Email and calendar integration enables features like voicemail-to-email, where voice messages arrive as audio attachments in the inbox. Calendar integration allows presence information to reflect meeting status, showing colleagues when users are unavailable.
Call recording captures audio for training, compliance, or quality assurance purposes. Modern systems store recordings as digital files, enabling search and retrieval based on caller, date, or other metadata.
Analytics and reporting provide visibility into call patterns, agent performance, and system usage. Managers access dashboards showing call volumes, wait times, abandonment rates, and other metrics relevant to their operations.

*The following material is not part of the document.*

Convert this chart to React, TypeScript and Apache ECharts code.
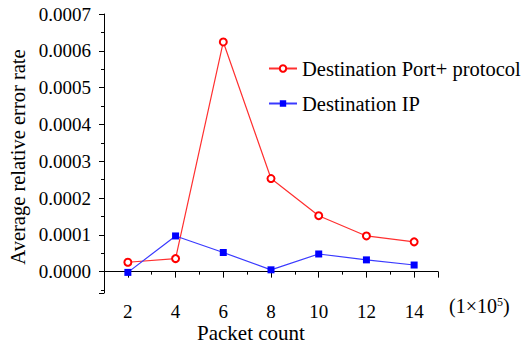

Mobile applications extend desk phone functionality to smartphones. Users make and receive calls through the office system from anywhere, maintaining a single business number regardless of location.
Key Takeaways
VoIP transforms voice into data packets that travel over IP networks, enabling rich functionality and cost efficiency compared to traditional phone systems. The technology has matured significantly, and modern VoIP systems provide reliability comparable to traditional alternatives when properly implemented.
Network quality directly affects call quality. Adequate bandwidth, low latency, minimal jitter, and near-zero packet loss create the foundation for successful VoIP deployment. QoS configuration ensures voice traffic receives appropriate priority.
Deployment options range from fully cloud-hosted to entirely on-premise, with hybrid approaches in between. The right choice depends on organizational priorities around capital versus operational expense, control versus convenience, and internal capabilities versus provider services.
For Georgia businesses with multiple locations, VoIP enables unified communications across all sites using a single phone system. Calls between locations travel over data networks at no per-minute cost, while features like unified voicemail and extension dialing work seamlessly across geography.